***** SOURCE DATA *****
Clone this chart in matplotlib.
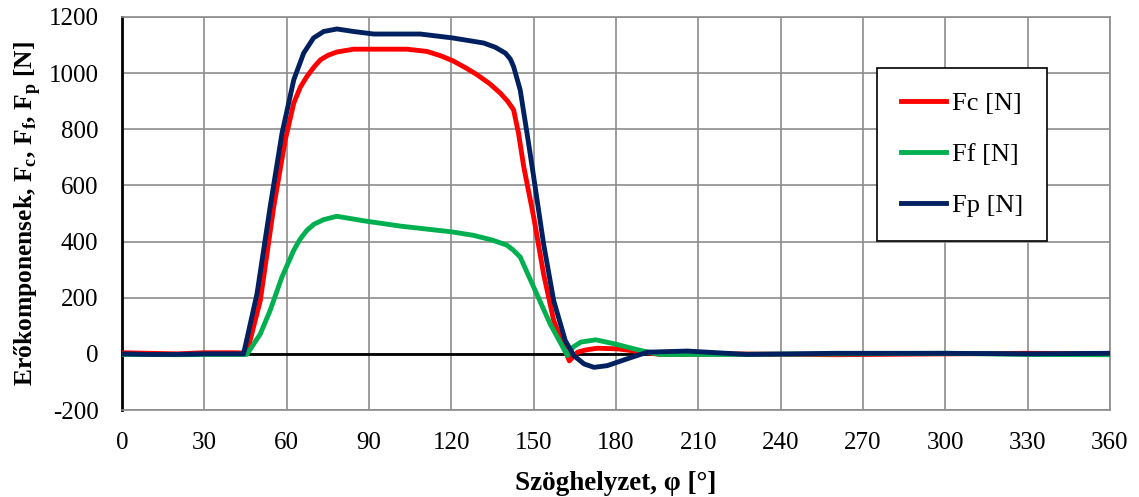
import numpy as np
import matplotlib.pyplot as plt

plt.rcParams['font.family'] = ['Liberation Serif', 'DejaVu Serif']
plt.rcParams['mathtext.fontset'] = 'custom'
plt.rcParams['mathtext.rm'] = 'Liberation Serif'
plt.rcParams['mathtext.bf'] = 'Liberation Serif:bold'
plt.rcParams['axes.unicode_minus'] = False

# Fc - cutting force
fc_x = [0, 10, 20, 30, 40, 45.5, 50.4, 55.3, 59.5, 62.6, 65, 67.4, 70, 72.3, 75, 78.3,
        84.4, 95, 103.9, 111.1, 116, 120.5, 125, 129.4, 134, 137.9, 140.5, 142.7,
        144.5, 146.4, 150, 153.6, 157.3, 161.5, 163, 166, 169, 173.2, 180.5, 190,
        196, 220, 260, 300, 330, 360]
fc_y = [4, 2, 0, 4, 4, 3, 190, 524, 762, 893, 950, 988, 1022, 1047, 1063, 1075,
        1085, 1085, 1085, 1077, 1062, 1044, 1020, 994, 962, 928, 900, 869,
        785, 666, 488, 286, 119, 12, -25, 6, 14, 20, 18, 6,
        -2, 0, -3, 0, 2, 0]

# Ff - feed force
ff_x = [0, 10, 20, 30, 40, 45.5, 50.4, 54, 58.3, 62.6, 65, 67.4, 70, 73.5, 78.3, 88,
        101.4, 120.5, 128.1, 135, 140.3, 142.5, 145.1, 150, 156, 162.3, 164.5,
        167.2, 172.6, 179.3, 189, 196, 220, 260, 300, 330, 360]
ff_y = [-2, -2, -3, -2, -2, -2, 71, 155, 274, 369, 410, 440, 462, 478, 490, 474,
        455, 434, 422, 405, 387, 370, 345, 238, 107, -6, 25,
        42, 50, 36, 12, -2, -2, 0, 2, -2, -3]

# Fp - passive force
fp_x = [0, 10, 20, 30, 40, 44.3, 49.2, 54, 58.3, 62.6, 66.2, 69.8, 73.5, 78.3, 84.4,
        91.7, 108.7, 120.5, 131.8, 136, 139.7, 141.5, 142.7, 145.1, 147.6, 150,
        153.6, 157.3, 161.5, 164.6, 168.4, 172, 176.8, 184, 191.4, 205.9, 227.6,
        260, 300, 330, 360]
fp_y = [0, -2, -2, 0, 0, 0, 214, 524, 785, 976, 1071, 1125, 1148, 1157, 1148,
        1139, 1139, 1125, 1107, 1092, 1071, 1050, 1023, 940, 785, 631,
        393, 190, 48, -6, -36, -48, -42, -18, 6, 10, -2,
        2, 2, 0, 2]

x_ticks = np.arange(0, 361, 30)
y_ticks = np.arange(-200, 1201, 200)

fig = plt.figure(figsize=(11.39, 4.97), dpi=100)
ax = fig.add_axes([0.1071, 0.175, 0.8674, 0.791])

ax.plot(fc_x, fc_y, color='#FF0000', lw=3.5, label='Fc [N]', zorder=3)
ax.plot(ff_x, ff_y, color='#00B050', lw=3.5, label='Ff [N]', zorder=3)
ax.plot(fp_x, fp_y, color='#002060', lw=3.5, label='Fp [N]', zorder=4)
ax.axhline(0, color='black', lw=2, zorder=2)

ax.set_xlim(0, 360)
ax.set_ylim(-200, 1200)
ax.set_xticks(x_ticks)
ax.set_yticks(y_ticks)
ax.tick_params(length=0, labelsize=18)
ax.tick_params(axis='x', pad=16)
ax.tick_params(axis='y', pad=17)
ax.grid(True, color='#8c8c8c', lw=1.2)
ax.set_axisbelow(True)
for s in ['top', 'right', 'bottom']:
    ax.spines[s].set_color('#8c8c8c')
    ax.spines[s].set_linewidth(1.2)
ax.spines['left'].set_color('black')
ax.spines['left'].set_linewidth(2)

ax.set_xlabel('Szöghelyzet, φ [°]', fontsize=19.5, fontweight='bold', labelpad=12)
ax.set_ylabel(r'Erőkomponensek, F$_\mathbf{c}$, F$_\mathbf{f}$, F$_\mathbf{p}$ [N]',
              fontsize=18.4, fontweight='bold', labelpad=4)

leg = ax.legend(loc='center', bbox_to_anchor=(0.754, 0.445, 0.193, 0.41),
                fontsize=19, frameon=True, fancybox=False, edgecolor='black',
                framealpha=1, labelspacing=1.05, handlelength=1.7, handletextpad=0.25,
                borderpad=0.9, borderaxespad=0)
leg.get_frame().set_linewidth(1.2)

fig.savefig('out.png', dpi=100)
*****
DO THIS:
Repeat the data exactly in full, omitting its pictures.

TASK SOLUTION:
Clone this chart in matplotlib.
import numpy as np
import matplotlib.pyplot as plt

plt.rcParams['font.family'] = ['Liberation Serif', 'DejaVu Serif']
plt.rcParams['mathtext.fontset'] = 'custom'
plt.rcParams['mathtext.rm'] = 'Liberation Serif'
plt.rcParams['mathtext.bf'] = 'Liberation Serif:bold'
plt.rcParams['axes.unicode_minus'] = False

# Fc - cutting force
fc_x = [0, 10, 20, 30, 40, 45.5, 50.4, 55.3, 59.5, 62.6, 65, 67.4, 70, 72.3, 75, 78.3,
        84.4, 95, 103.9, 111.1, 116, 120.5, 125, 129.4, 134, 137.9, 140.5, 142.7,
        144.5, 146.4, 150, 153.6, 157.3, 161.5, 163, 166, 169, 173.2, 180.5, 190,
        196, 220, 260, 300, 330, 360]
fc_y = [4, 2, 0, 4, 4, 3, 190, 524, 762, 893, 950, 988, 1022, 1047, 1063, 1075,
        1085, 1085, 1085, 1077, 1062, 1044, 1020, 994, 962, 928, 900, 869,
        785, 666, 488, 286, 119, 12, -25, 6, 14, 20, 18, 6,
        -2, 0, -3, 0, 2, 0]

# Ff - feed force
ff_x = [0, 10, 20, 30, 40, 45.5, 50.4, 54, 58.3, 62.6, 65, 67.4, 70, 73.5, 78.3, 88,
        101.4, 120.5, 128.1, 135, 140.3, 142.5, 145.1, 150, 156, 162.3, 164.5,
        167.2, 172.6, 179.3, 189, 196, 220, 260, 300, 330, 360]
ff_y = [-2, -2, -3, -2, -2, -2, 71, 155, 274, 369, 410, 440, 462, 478, 490, 474,
        455, 434, 422, 405, 387, 370, 345, 238, 107, -6, 25,
        42, 50, 36, 12, -2, -2, 0, 2, -2, -3]

# Fp - passive force
fp_x = [0, 10, 20, 30, 40, 44.3, 49.2, 54, 58.3, 62.6, 66.2, 69.8, 73.5, 78.3, 84.4,
        91.7, 108.7, 120.5, 131.8, 136, 139.7, 141.5, 142.7, 145.1, 147.6, 150,
        153.6, 157.3, 161.5, 164.6, 168.4, 172, 176.8, 184, 191.4, 205.9, 227.6,
        260, 300, 330, 360]
fp_y = [0, -2, -2, 0, 0, 0, 214, 524, 785, 976, 1071, 1125, 1148, 1157, 1148,
        1139, 1139, 1125, 1107, 1092, 1071, 1050, 1023, 940, 785, 631,
        393, 190, 48, -6, -36, -48, -42, -18, 6, 10, -2,
        2, 2, 0, 2]

x_ticks = np.arange(0, 361, 30)
y_ticks = np.arange(-200, 1201, 200)

fig = plt.figure(figsize=(11.39, 4.97), dpi=100)
ax = fig.add_axes([0.1071, 0.175, 0.8674, 0.791])

ax.plot(fc_x, fc_y, color='#FF0000', lw=3.5, label='Fc [N]', zorder=3)
ax.plot(ff_x, ff_y, color='#00B050', lw=3.5, label='Ff [N]', zorder=3)
ax.plot(fp_x, fp_y, color='#002060', lw=3.5, label='Fp [N]', zorder=4)
ax.axhline(0, color='black', lw=2, zorder=2)

ax.set_xlim(0, 360)
ax.set_ylim(-200, 1200)
ax.set_xticks(x_ticks)
ax.set_yticks(y_ticks)
ax.tick_params(length=0, labelsize=18)
ax.tick_params(axis='x', pad=16)
ax.tick_params(axis='y', pad=17)
ax.grid(True, color='#8c8c8c', lw=1.2)
ax.set_axisbelow(True)
for s in ['top', 'right', 'bottom']:
    ax.spines[s].set_color('#8c8c8c')
    ax.spines[s].set_linewidth(1.2)
ax.spines['left'].set_color('black')
ax.spines['left'].set_linewidth(2)

ax.set_xlabel('Szöghelyzet, φ [°]', fontsize=19.5, fontweight='bold', labelpad=12)
ax.set_ylabel(r'Erőkomponensek, F$_\mathbf{c}$, F$_\mathbf{f}$, F$_\mathbf{p}$ [N]',
              fontsize=18.4, fontweight='bold', labelpad=4)

leg = ax.legend(loc='center', bbox_to_anchor=(0.754, 0.445, 0.193, 0.41),
                fontsize=19, frameon=True, fancybox=False, edgecolor='black',
                framealpha=1, labelspacing=1.05, handlelength=1.7, handletextpad=0.25,
                borderpad=0.9, borderaxespad=0)
leg.get_frame().set_linewidth(1.2)

fig.savefig('out.png', dpi=100)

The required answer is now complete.